Ma stiamo attenti. Dobbiamo distinguere bene la
consolazione che è di Dio, dalle false consolazioni. Nella vita
spirituale avviene qualcosa di simile a quanto capita nelle produzioni umane:
ci sono gli originali e ci sono le imitazioni. Se la consolazione autentica è
come una goccia su una spugna, è soave e intima, le sue imitazioni sono più
rumorose e appariscenti, sono puro entusiasmo, sono fuochi di paglia, senza
consistenza, portano a ripiegarsi su sé stessi, e a non curarsi degli altri. La
falsa consolazione alla fine ci lascia vuoti, lontani dal centro della nostra
esistenza. Per questo, quando noi ci sentiamo felici, in pace, siamo capaci di
fare qualsiasi cosa. Ma non confondere quella pace con un entusiasmo
passeggero, perché l’entusiasmo oggi c’è, poi cade e non c’è più.

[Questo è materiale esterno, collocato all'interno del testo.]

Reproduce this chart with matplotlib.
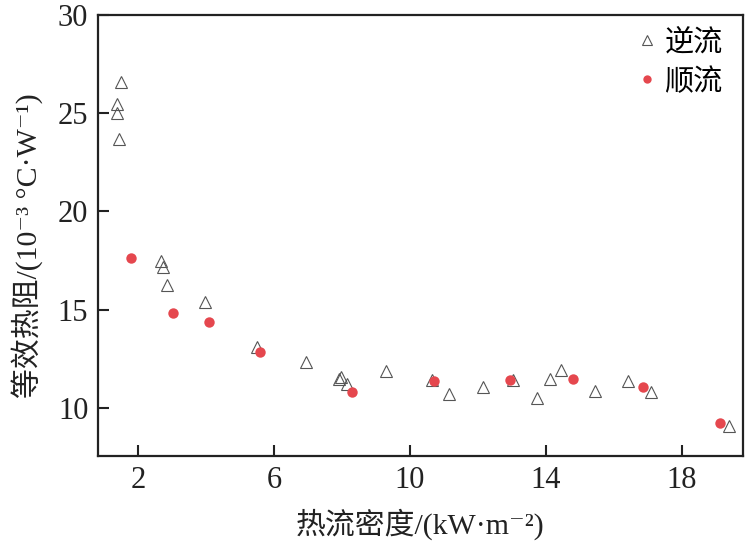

Per questo si deve fare discernimento, anche
quando ci si sente consolati. Perché la falsa consolazione può diventare un
pericolo, se la ricerchiamo come fine a sé stessa, in modo ossessivo, e
dimenticandoci del Signore. Come direbbe San Bernardo, si cercano le
consolazioni di Dio e non si cerca il Dio delle consolazioni. Noi dobbiamo
cercare il Signore e il Signore, con la sua presenza, ci consola, ci fa andare
avanti. E non cercare Dio perché ci porta le consolazioni, con
questo sottinteso, no, questo non va, non dobbiamo essere interessati a questo.
È la dinamica del bambino di cui parlavamo la volta scorsa, che cerca i
genitori solo per avere da loro delle cose, ma non per loro stessi: va per
interesse. “Papà, mamma” E i bambini sanno fare questo, sanno giocare e quando
la famiglia è divisa, e hanno questa abitudine di cercare lì e cercare qua,
questo non fa bene, questo non è consolazione, quello è interesse. Anche noi
corriamo il rischio di vivere la relazione con Dio in modo infantile, cercando
il nostro interesse, cercando di ridurre Dio a un oggetto a nostro uso e
consumo, smarrendo il dono più bello che è Lui stesso. Così andiamo avanti
nella nostra vita, che procede fra le consolazioni di Dio e le desolazioni del
peccato del mondo, ma sapendo distinguere quando è una consolazione di Dio, che
ti dà pace fino al fondo dell’anima, da quando è un entusiasmo passeggero che
non è cattivo, ma non è la consolazione di Dio.